Cruz-Sellu also said that the school needs to have conversations about accessibility and how we can create more opportunities for students, particularly because the student body is 60 percent first generation college students. In order to make accessibility for students of all socio-economic backgrounds, she said the College must make all departments financially accessible and emphasized that the administration must support and meet the needs of students, staff and faculty.
“If we are are not speaking against injustice, we are complacent in that justice,” Cruz-Sellu said. “If we allow others to be oppressed by a system until their pain aligns with our own, we are no better than those we’re working tirelessly to condemn.”
Buuck went through the list of current majors that are being proposed to become concentrations. He spoke against these changes, saying that calling them concentrations would not acknowledge the students’ hard work put into them.
“You should be able to go out and say [you] majored in this, not that [you] went to Mills and concentrated for awhile,” Buuck said.

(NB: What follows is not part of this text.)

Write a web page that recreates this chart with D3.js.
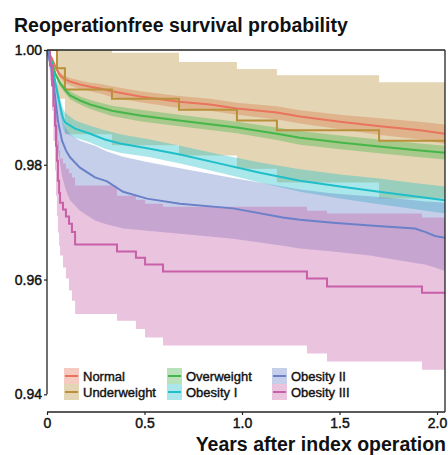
<!DOCTYPE html>
<html><head><meta charset="utf-8">
<script src="https://cdn.jsdelivr.net/npm/d3@7"></script>
<style>body{margin:0;background:#fff}svg{display:block}text{font-family:"Liberation Sans",Arial,Helvetica,sans-serif;fill:#111}</style>
</head><body><svg id="c" width="448" height="455"></svg>
<script>
// ---------------- data ----------------
const groups = ["Normal","Underweight","Overweight","Obesity I","Obesity II","Obesity III"];
const lineColors = ["#E9735D","#B8913A","#45B649","#1FBFCA","#6A80C8","#C760A8"];
const xTicks = [0, 0.5, 1.0, 1.5, 2.0];
const xTickLabels = ["0","0.5","1.0","1.5","2.0"];
const yTicks = [0.94, 0.96, 0.98, 1.00];
const yTickLabels = ["0.94","0.96","0.98","1.00"];

// Normal
const normalTime  = [0,0.026,0.046,0.067,0.092,0.118,0.169,0.221,0.272,0.333,0.477,0.677,0.836,0.974,1.179,1.297,1.503,1.708,1.913,2.041];
const normalSurv  = [1.0,0.9985,0.9968,0.9956,0.9949,0.9945,0.9940,0.9936,0.9933,0.9928,0.9919,0.9910,0.9905,0.9898,0.9891,0.9884,0.9875,0.9867,0.9860,0.9854];
const normalUpper = [1.0,0.9987,0.9971,0.9961,0.9955,0.9951,0.9947,0.9943,0.9941,0.9937,0.9928,0.9920,0.9915,0.9908,0.9902,0.9895,0.9887,0.9881,0.9875,0.9870];
const normalLower = [1.0,0.9983,0.9965,0.9951,0.9942,0.9938,0.9932,0.9928,0.9924,0.9918,0.9909,0.9899,0.9894,0.9887,0.9879,0.9872,0.9862,0.9852,0.9844,0.9836];

// Underweight (step)
const underTime  = [0,0.051,0.092,0.333,0.677,0.974,1.179,1.703,2.041];
const underSurv  = [1.0,0.9968,0.9931,0.9915,0.9896,0.9877,0.9860,0.9842,0.9842];
const underUpper = [1.0,1.0,1.0,0.9995,0.9979,0.9967,0.9956,0.9944,0.9944];
const underLower = [1.0,0.9915,0.9853,0.9834,0.9816,0.9793,0.9769,0.9741,0.9741];

// Overweight
const overTime  = [0,0.026,0.046,0.067,0.092,0.118,0.169,0.221,0.333,0.477,0.677,0.974,1.179,1.297,1.503,1.703,1.913,2.041];
const overSurv  = [1.0,0.9978,0.9956,0.9942,0.9931,0.9921,0.9912,0.9905,0.9894,0.9886,0.9877,0.9865,0.9854,0.9847,0.9839,0.9832,0.9825,0.9821];
const overUpper = [1.0,0.9980,0.9959,0.9947,0.9937,0.9928,0.9919,0.9913,0.9903,0.9896,0.9887,0.9875,0.9865,0.9859,0.9851,0.9844,0.9837,0.9833];
const overLower = [1.0,0.9976,0.9953,0.9937,0.9925,0.9914,0.9905,0.9897,0.9885,0.9876,0.9867,0.9855,0.9843,0.9835,0.9827,0.9820,0.9813,0.9809];

// Obesity I
const ob1Time  = [0,0.021,0.036,0.051,0.067,0.082,0.092,0.144,0.221,0.297,0.374,0.528,0.682,0.887,1.092,1.297,1.503,1.703,1.862,2.041];
const ob1Surv  = [1.0,0.9982,0.9956,0.9929,0.9903,0.9881,0.9874,0.9863,0.9854,0.9844,0.9837,0.9828,0.9818,0.9802,0.9786,0.9772,0.9762,0.9753,0.9746,0.9738];
const ob1Upper = [1.0,0.9985,0.9964,0.9940,0.9917,0.9898,0.9891,0.9877,0.9868,0.9860,0.9853,0.9844,0.9833,0.9818,0.9804,0.9792,0.9783,0.9776,0.9769,0.9762];
const ob1Lower = [1.0,0.9978,0.9947,0.9919,0.9889,0.9863,0.9856,0.9847,0.9839,0.9828,0.9821,0.9813,0.9802,0.9786,0.9769,0.9753,0.9741,0.9731,0.9724,0.9715];

// Obesity II
const ob2Time  = [0,0.026,0.041,0.056,0.077,0.097,0.118,0.169,0.246,0.308,0.390,0.513,0.682,0.954,1.210,1.297,1.467,1.656,1.887,1.938,1.990,2.041];
const ob2Surv  = [1.0,0.9964,0.9921,0.9877,0.9842,0.9825,0.9813,0.9795,0.9778,0.9771,0.9753,0.9741,0.9732,0.9724,0.9708,0.9704,0.9699,0.9694,0.9689,0.9683,0.9676,0.9673];
const ob2Upper = [1.0,0.9978,0.9947,0.9912,0.9881,0.9863,0.9853,0.9842,0.9833,0.9823,0.9814,0.9805,0.9794,0.9777,0.9762,0.9757,0.9750,0.9745,0.9738,0.9736,0.9735,0.9734];
const ob2Lower = [1.0,0.9938,0.9877,0.9825,0.9781,0.9755,0.9738,0.9720,0.9703,0.9696,0.9689,0.9685,0.9680,0.9671,0.9659,0.9654,0.9649,0.9642,0.9629,0.9626,0.9621,0.9615];

// Obesity III (step)
const ob3Time  = [0,0.015,0.026,0.033,0.041,0.046,0.051,0.056,0.062,0.067,0.082,0.097,0.113,0.128,0.144,0.359,0.456,0.503,0.595,1.333,1.436,1.923,2.041];
const ob3Surv  = [1.0,0.9973,0.9938,0.9903,0.9868,0.9833,0.9807,0.9772,0.9751,0.9734,0.9722,0.9710,0.9697,0.9683,0.9661,0.9649,0.9638,0.9626,0.9614,0.9602,0.9588,0.9577,0.9577];
const ob3Upper = [1.0,0.9990,0.9973,0.9947,0.9912,0.9886,0.9868,0.9842,0.9825,0.9811,0.9802,0.9793,0.9785,0.9778,0.9764,0.9746,0.9739,0.9732,0.9727,0.9720,0.9715,0.9708,0.9708];
const ob3Lower = [1.0,0.9947,0.9894,0.9842,0.9790,0.9746,0.9711,0.9682,0.9659,0.9642,0.9621,0.9602,0.9581,0.9563,0.9540,0.9528,0.9514,0.9499,0.9485,0.9471,0.9457,0.9443,0.9443];

// ---------------- chart ----------------
const series = [
  {t:normalTime, s:normalSurv, u:normalUpper, l:normalLower, step:false},
  {t:underTime,  s:underSurv,  u:underUpper,  l:underLower,  step:true},
  {t:overTime,   s:overSurv,   u:overUpper,   l:overLower,   step:false},
  {t:ob1Time,    s:ob1Surv,    u:ob1Upper,    l:ob1Lower,    step:false},
  {t:ob2Time,    s:ob2Surv,    u:ob2Upper,    l:ob2Lower,    step:false},
  {t:ob3Time,    s:ob3Surv,    u:ob3Upper,    l:ob3Lower,    step:true}
];

const svg = d3.select("#c");
const x = d3.scaleLinear().domain([0, 2.041]).range([47, 445]);
const y = d3.scaleLinear().domain([0.94, 1.0]).range([394.3, 50]);
const yBottom = 412;
const FONT = "Liberation Sans, Arial, sans-serif";

svg.append("defs").append("clipPath").attr("id","clip")
  .append("rect").attr("x",47).attr("y",50).attr("width",398).attr("height",yBottom-50);

const plot = svg.append("g").attr("clip-path","url(#clip)");

series.forEach((d,i)=>{
  const pts = d.t.map((t,j)=>({t, s:d.s[j], u:d.u[j], l:d.l[j]}));
  const curve = d.step ? d3.curveStepAfter : d3.curveLinear;
  plot.append("path").datum(pts)
    .attr("fill", lineColors[i]).attr("fill-opacity", 0.38)
    .attr("d", d3.area().curve(curve).x(p=>x(p.t)).y0(p=>y(p.l)).y1(p=>y(p.u)));
});
series.forEach((d,i)=>{
  const pts = d.t.map((t,j)=>({t, s:d.s[j]}));
  const curve = d.step ? d3.curveStepAfter : d3.curveLinear;
  plot.append("path").datum(pts)
    .attr("fill","none").attr("stroke", lineColors[i]).attr("stroke-width", 2)
    .attr("d", d3.line().curve(curve).x(p=>x(p.t)).y(p=>y(p.s)));
});

// frame
svg.append("line").attr("x1",47).attr("x2",445).attr("y1",50).attr("y2",50).attr("stroke","#222").attr("stroke-width",1.3);
svg.append("line").attr("x1",445).attr("x2",445).attr("y1",50).attr("y2",yBottom).attr("stroke","#222").attr("stroke-width",1.3);

// y axis
const yAxis = svg.append("g").attr("transform","translate(47,0)")
  .call(d3.axisLeft(y).tickValues(yTicks).tickSize(3).tickFormat((d,i)=>yTickLabels[i]));
yAxis.select(".domain").remove();
yAxis.append("line").attr("x1",0).attr("x2",0).attr("y1",y(1.0)).attr("y2",y(0.94)).attr("stroke","#222").attr("stroke-width",1.3);
yAxis.selectAll(".tick line").attr("stroke","#222").attr("stroke-width",1.2);
yAxis.selectAll(".tick text").attr("x",-5).attr("font-size",14).attr("fill","#111")
  .attr("stroke","#111").attr("stroke-width",0.45).style("font-family",FONT);

// x axis
const xAxis = svg.append("g").attr("transform",`translate(0,${yBottom})`)
  .call(d3.axisBottom(x).tickValues(xTicks).tickSize(3).tickFormat((d,i)=>xTickLabels[i]));
xAxis.select(".domain").remove();
xAxis.append("line").attr("x1",47).attr("x2",445).attr("y1",0).attr("y2",0).attr("stroke","#222").attr("stroke-width",1.3);
xAxis.selectAll(".tick line").attr("stroke","#222").attr("stroke-width",1.2);
xAxis.selectAll(".tick text").attr("y",6).attr("font-size",14).attr("fill","#111")
  .attr("stroke","#111").attr("stroke-width",0.45).style("font-family",FONT);

// titles
svg.append("text").attr("x",14).attr("y",32).attr("font-size",19.5).attr("font-weight","bold")
  .text("Reoperationfree survival probability");
svg.append("text").attr("x",446).attr("y",451).attr("text-anchor","end").attr("font-size",19.5).attr("font-weight","bold")
  .text("Years after index operation");

// legend
const legCols = [64, 167, 272];
const legRows = [368, 384];
groups.forEach((g,i)=>{
  const cx = legCols[Math.floor(i/2)], cy = legRows[i%2];
  const lg = svg.append("g").attr("transform",`translate(${cx},${cy})`);
  lg.append("rect").attr("width",15).attr("height",16).attr("fill",lineColors[i]).attr("fill-opacity",0.38);
  lg.append("line").attr("x1",1).attr("x2",14).attr("y1",8).attr("y2",8).attr("stroke",lineColors[i]).attr("stroke-width",2);
  lg.append("text").attr("x",19).attr("y",12.5).attr("font-size",13)
    .attr("stroke","#111").attr("stroke-width",0.4).text(g);
});
</script></body></html>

Representing the language department, Tiara Jackson stated that the transition from separate languages into concentrations under an umbrella major is detrimental to the programs. She said that homogenizing language is like lumping all students of color together and that it denies the unique parts of those individual languages.
ASMC Vice President Erin Clark told students that they can always come to their student government to voice their concerns.
“This school is not even my whole focus in life, but the students that come here have made such an impact on my life and they are so important to me that I don’t want to graduate without everyone feeling comfortable with sending their children here,” Clark said.
In addition to the student speakers, a sign was hung from the walls of Mills Hall with the President’s $502,256 salary in 2013 posted on it.
President DeCoudreaux was not in attendance at the rally.